Below is an instance of Sink that prints each incoming data item and the end-of-stream marker to the console.

x
public class Printer<T> extends Sink<T>{
    // print each arrived data item
    @Override
    public void next(T item) { 
        print(item); 
    }
    
    // print "Job done" when input ends
    @Override
    public void end() {
        print("Job done"); 
    }
}

The Algo interface is used for describing the evaluation algorithm of a query. An implementation of Algo specifies how the input stream is transformed into the output stream.

The program below shows the definition of the Algo interface, which extends the Sink interface because it consumes a stream. The connect method connects the algorithm to a sink, and the init method initializes/resets the state of the algorithm.

xxxxxxxxxx
public abstract class Algo<A,B> extends Sink<A>{
    // connect to a sink
    public abstract void connect(Sink<B> sink);
    // initialize or reset the memory
    public abstract void init();
}

Below is an instance of Algo that echoes each incoming data item and the end-of-stream marker to the output.

x
// the type (i.e., A) of the input is the same as the output
public class Identity<A,A> extends Algo<A,A>{
    private Sink idSink;
    
    @Override
    public void connect(Sink<A> sink) {
        // connect a sink to the identity algorithm
        idSink = sink;
    }
    
    @Override
    public void init() {
        // nothing to do
    }
    @Override
    void next(A item) { 
        // echoes the input item
        idSink.next(item); 
    }
    
    @Override
    void end() {
        // echoes the end-of-stream marker
        idSink.end();
    }
}

Streaming Constructs in StreamQL

In this section, core streaming constructs of StreamQL are introduced with illustrative examples.

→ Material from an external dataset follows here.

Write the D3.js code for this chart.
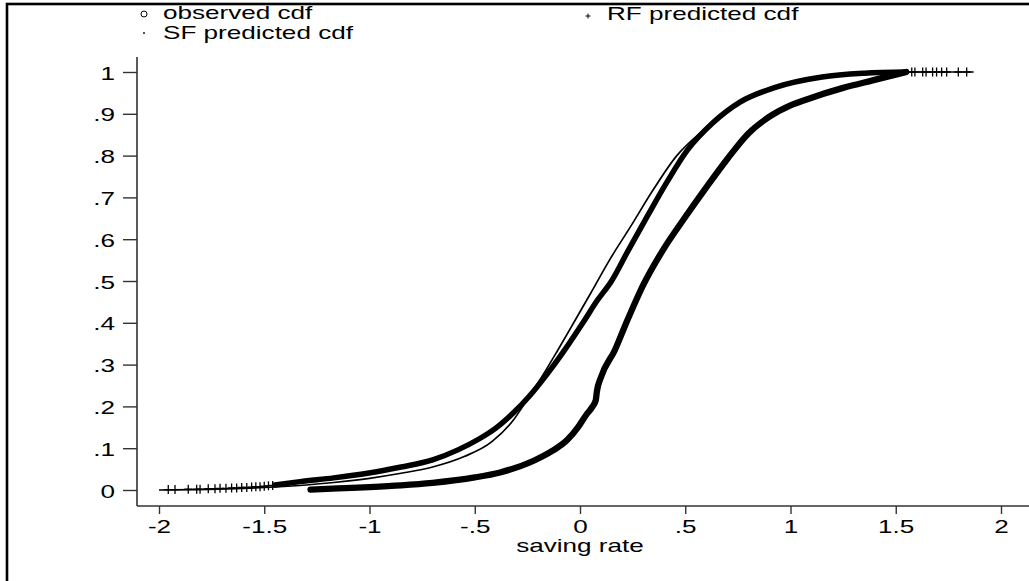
<!DOCTYPE html>
<html>
<head>
<meta charset="utf-8">
<script src="https://cdn.jsdelivr.net/npm/d3@7"></script>
<style>
  html, body { margin: 0; padding: 0; background: #fff; }
  svg { display: block; }
  text { font-family: "Liberation Sans", Arial, sans-serif; fill: #000; }
</style>
</head>
<body>
<svg id="chart" width="1029" height="581"></svg>
<script>
// ---------------- data ----------------
const xTickValues = [-2, -1.5, -1, -0.5, 0, 0.5, 1, 1.5, 2];
const xTickLabels = ["-2", "-1.5", "-1", "-.5", "0", ".5", "1", "1.5", "2"];
const yTickValues = [0, 0.1, 0.2, 0.3, 0.4, 0.5, 0.6, 0.7, 0.8, 0.9, 1];
const yTickLabels = ["0", ".1", ".2", ".3", ".4", ".5", ".6", ".7", ".8", ".9", "1"];
const seriesNames = ["observed cdf", "RF predicted cdf", "SF predicted cdf"];
const xTitle = "saving rate";

// observed cdf (circles)
const obsX = [-1.28, -1.15, -1.0, -0.85, -0.7, -0.5, -0.38, -0.22, -0.13, -0.06, -0.01, 0.03, 0.06, 0.075, 0.08, 0.1, 0.166, 0.22, 0.3, 0.394, 0.5, 0.6, 0.7, 0.8, 0.9, 1.0, 1.08, 1.25, 1.39, 1.55];
const obsY = [0.001, 0.004, 0.007, 0.011, 0.017, 0.03, 0.042, 0.07, 0.094, 0.12, 0.15, 0.18, 0.2, 0.215, 0.235, 0.27, 0.335, 0.4, 0.49, 0.574, 0.653, 0.724, 0.792, 0.853, 0.893, 0.92, 0.935, 0.962, 0.98, 1.0];

// RF predicted cdf (plus) - dense part
const rfX = [-1.45, -1.33, -1.17, -1.01, -0.85, -0.70, -0.58, -0.48, -0.40, -0.32, -0.24, -0.16, -0.08, 0.02, 0.08, 0.15, 0.23, 0.32, 0.41, 0.51, 0.63, 0.76, 0.92, 1.15, 1.35, 1.55];
const rfY = [0.012, 0.02, 0.029, 0.04, 0.055, 0.072, 0.096, 0.122, 0.148, 0.183, 0.225, 0.275, 0.33, 0.405, 0.452, 0.5, 0.574, 0.655, 0.734, 0.813, 0.878, 0.928, 0.962, 0.988, 0.997, 1.0];
// RF predicted cdf - sparse tails
const rfTailX = [-1.956, -1.924, -1.861, -1.821, -1.805, -1.766, -1.734, -1.71, -1.682, -1.655, -1.631, -1.607, -1.583, -1.56, -1.54, -1.52, -1.5, -1.48, -1.46,
                 1.576, 1.591, 1.628, 1.644, 1.675, 1.694, 1.718, 1.742, 1.797, 1.837];
const rfTailY = [0.001, 0.001, 0.002, 0.002, 0.002, 0.003, 0.003, 0.004, 0.004, 0.005, 0.005, 0.006, 0.006, 0.007, 0.008, 0.008, 0.009, 0.01, 0.011,
                 1, 1, 1, 1, 1, 1, 1, 1, 1, 1];

// SF predicted cdf (small dots)
const sfX = [-2.0, -1.6, -1.3, -1.17, -1.0, -0.85, -0.7, -0.55, -0.42, -0.32, -0.24, -0.17, -0.105, -0.03, 0.05, 0.14, 0.24, 0.35, 0.46, 0.55, 0.63, 0.76, 0.92, 1.15, 1.4, 1.6, 1.87];
const sfY = [0.0, 0.004, 0.012, 0.018, 0.028, 0.04, 0.055, 0.08, 0.115, 0.165, 0.225, 0.28, 0.335, 0.4, 0.47, 0.55, 0.63, 0.72, 0.8, 0.845, 0.875, 0.928, 0.962, 0.988, 0.998, 1.0, 1.0];

// ---------------- drawing ----------------
const svg = d3.select("#chart");
const FS = 18, SX = 1.45;          // font size and horizontal stretch of text
const plot = { left: 137, right: 1029, top: 57, bottom: 506 };

const x = d3.scaleLinear().domain([-2, 2]).range([159, 1001]);
const y = d3.scaleLinear().domain([0, 1]).range([490, 72]);

// outer frame
svg.append("rect").attr("x", 7).attr("y", 4).attr("width", 1200).attr("height", 1000)
  .attr("fill", "none").attr("stroke", "#000").attr("stroke-width", 2.6);

// axes
const axisColor = "#333";
const gx = svg.append("g").attr("transform", `translate(0,${plot.bottom})`)
  .call(d3.axisBottom(x).tickValues(xTickValues).tickSize(8).tickSizeOuter(0).tickFormat(() => ""));
gx.select(".domain").remove();
gx.selectAll("line").attr("stroke", axisColor).attr("stroke-width", 1.4);
gx.selectAll(".tick").append("text").attr("text-anchor", "middle")
  .attr("font-size", FS).attr("transform", `translate(0,27) scale(${SX},1)`)
  .text((d, i) => xTickLabels[i]);

const gy = svg.append("g").attr("transform", `translate(${plot.left},0)`)
  .call(d3.axisLeft(y).tickValues(yTickValues).tickSize(14).tickSizeOuter(0).tickFormat(() => ""));
gy.select(".domain").remove();
gy.selectAll("line").attr("stroke", axisColor).attr("stroke-width", 1.4);
gy.selectAll(".tick").append("text").attr("text-anchor", "end")
  .attr("font-size", FS).attr("transform", `translate(-22,7) scale(${SX},1)`)
  .text((d, i) => yTickLabels[i]);

svg.append("line").attr("x1", plot.left).attr("x2", plot.right).attr("y1", plot.bottom).attr("y2", plot.bottom)
  .attr("stroke", axisColor).attr("stroke-width", 1.6);
svg.append("line").attr("x1", plot.left).attr("x2", plot.left).attr("y1", plot.top).attr("y2", plot.bottom)
  .attr("stroke", axisColor).attr("stroke-width", 1.6);

svg.append("text").attr("text-anchor", "middle").attr("font-size", FS)
  .attr("transform", `translate(${(plot.left + plot.right) / 2 - 3},552) scale(${SX},1)`)
  .text(xTitle);

// series
const line = d3.line().x(d => x(d[0])).y(d => y(d[1])).curve(d3.curveMonotoneX);
const zip = (a, b) => a.map((v, i) => [v, b[i]]);

// SF thin line (dots)
svg.append("path").datum(zip(sfX, sfY)).attr("d", line)
  .attr("fill", "none").attr("stroke", "#000").attr("stroke-width", 1.7).attr("stroke-linejoin", "round");

// RF thick band
svg.append("path").datum(zip(rfX, rfY)).attr("d", line)
  .attr("fill", "none").attr("stroke", "#000").attr("stroke-width", 5.5).attr("stroke-linecap", "round").attr("stroke-linejoin", "round");

// RF tail plus markers
const plusPath = (cx, cy, hw, hh) => `M${cx - hw},${cy}H${cx + hw}M${cx},${cy - hh}V${cy + hh}`;
svg.append("g").selectAll("path").data(zip(rfTailX, rfTailY)).join("path")
  .attr("d", d => plusPath(x(d[0]), y(d[1]), 4, 4.5))
  .attr("stroke", "#000").attr("stroke-width", 1.3).attr("fill", "none");

// observed thick band
svg.append("path").datum(zip(obsX, obsY)).attr("d", line)
  .attr("fill", "none").attr("stroke", "#000").attr("stroke-width", 6.3).attr("stroke-linecap", "round").attr("stroke-linejoin", "round");

// legend
const lg = svg.append("g");
lg.append("circle").attr("cx", 144).attr("cy", 14).attr("r", 3).attr("fill", "none").attr("stroke", "#000").attr("stroke-width", 1);
lg.append("text").attr("font-size", FS).attr("transform", `translate(163,19) scale(${SX},1)`).text(seriesNames[0]);
lg.append("path").attr("d", plusPath(588, 16, 2.5, 2.5)).attr("stroke", "#000").attr("stroke-width", 1);
lg.append("text").attr("font-size", FS).attr("transform", `translate(607,20) scale(${SX},1)`).text(seriesNames[1]);
lg.append("circle").attr("cx", 144).attr("cy", 33).attr("r", 0.9).attr("fill", "#000");
lg.append("text").attr("font-size", FS).attr("transform", `translate(163,39) scale(${SX},1)`).text(seriesNames[2]);
</script>
</body>
</html>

Data Streams used in Examples

The data stream used in examples is a stream of real-valued discrete-time signal measurements. Each measurement is of the form {val : double, ts : int}, where val is the signal strength, and ts is the discrete time-stamp carried by the measurement that increases continuously (0, 1, 2, ...).

The Java program below describes the type of the signal measurement.

public class VT {
    public double val;
    public int ts;
​
    public VT(double v, int t){
        val = v;
        ts = t;
    }
​
    @Override
    public String toString() {
        return "{"+val+","+ts+"}";
    }
}

To present the signal stream as an input, a signal generator is introduced to this example signal:

xxxxxxxxxx
SigGen src = new SigGen();
// getVT returns null when the stream terminates
VT vt = src.getVT();

Therefore, given an algorithm algo, the program below illustrates how to feed the input stream of signal measurements to algo.

x
VT vt = src.getVT();
do {
    algo.next(vt);
    vt = src.getVT();
} while (vt != null);
algo.end();

StreamQL Construct: filter

The filter construct echoes the input items that satisfy a predicate to the output.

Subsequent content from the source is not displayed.